Lange Zeit verlief die Saison für den SV Wehen Wiesbaden nahezu wie gemalt. Durch einen guten Saisonstart konnte man sich direkt von den Abstiegsplätzen fern halten und als man sich diesen langsam annäherte, gelang im Herbst eine Serie von vier Siegen in Folge. Von diesem Punktepolster konnte man wiederum lange gut leben und just als es kürzlich wieder etwas brenzlig wurde, verschaffte man sich mit einem überzeugenden Sieg in Elversberg erneut Luft nach unten. Hätte der SVWW zuletzt gegen die direkte Konkurrenz aus Osnabrück und Rostock jeweils gewonnen, wäre er jetzt schon aus dem Gröbsten raus und könnte den Rest der Saison relativ entspannt angehen. Leider setzte sich im Gegenteil der Abwärtstrend der letzten Wochen fort und nun steckt man auch tabellarisch mitten im Abstiegskampf. Sechs Partien stehen noch aus und der SVWW braucht gemäß der Faustformel „Anzahl Spieltage plus ein Sieg“ noch mindestens sechs Punkte, vielleicht sogar mehr. Bis zum Saisonende muss also im Schnitt wenigstens ein Punkt pro Spiel rausspringen, was jedoch angesichts der jüngsten Misere und der übrigen Gegner ziemlich schwierig werden könnte. Dass die Mannschaft besser spielen und auch aus wenigen Möglichkeiten viel machen kann, hat sie in dieser Saison bereits bewiesen. Es ist höchste Zeit, sich daran wieder zu erinnern und alles, aber wirklich alles zu geben – und das bereits ab der ersten Minute und nicht erst nach einer halben Stunde oder wenn man bereits in Rückstand geraten ist.
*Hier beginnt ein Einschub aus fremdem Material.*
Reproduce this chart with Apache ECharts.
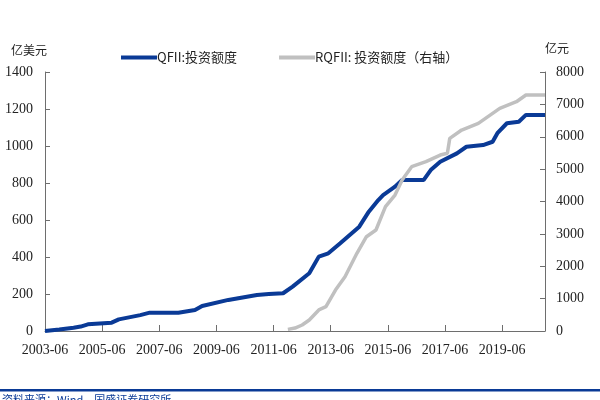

In dieser schwierigen Lage kommt die Nachricht, dass Sportdirektor Paul Fernie zum SV Darmstadt 98 wechselt, ziemlich ungelegen. Zunächst mal ist festzuhalten, dass es für den SVWW durchaus als Kompliment verstanden werden kann, wenn sich andere Vereine für das Personal interessieren. Es ist ja erst seit wenigen Jahren üblich, dass sich regelmäßig Spieler beim SVWW für höhere Aufgaben empfehlen und (teilweise gegen gutes Geld) abgegeben werden. Da ist es nicht verwunderlich, dass einer, der für das Auffinden und Verpflichten einiger dieser weiterentwickelten Spieler verantwortlich war, ebenfalls für andere Vereine interessant wird. Man hätte sich natürlich gewünscht, dass Fernie den Weg des SVWW noch länger begleitet und positiv beeinflusst hätte (Stichwort „etablierter Zweitligist“), aber dass er auch an seine eigene Karriere denkt, ist ihm nicht vorzuwerfen. Die Ausstiegsklausel war sicher nicht zufällig in seinem Vertrag hinterlegt, sodass auch der Geschäftsführung dieses Risiko bewusst war. Etwas unglücklich ist der Zeitpunkt bzw. der Umstand, dass der intern angekündigte Wechsel so schnell öffentlich bekannt wurde. Das war sicherlich anders geplant, was die überraschten Reaktionen sowohl beim SVWW als auch in Darmstadt belegen. In Wiesbaden sah man sich genötigt, Fernie ab sofort freizustellen, während man bei den Lilien die Gelegenheit nutzt und Fernie schon nächste Woche als neuen Sportdirektor vorstellt. Das Ganze hätte man hinter verschlossenen Türen wohl besser lösen können, wenn nicht irgendjemand etwas voreilig geplaudert hätte.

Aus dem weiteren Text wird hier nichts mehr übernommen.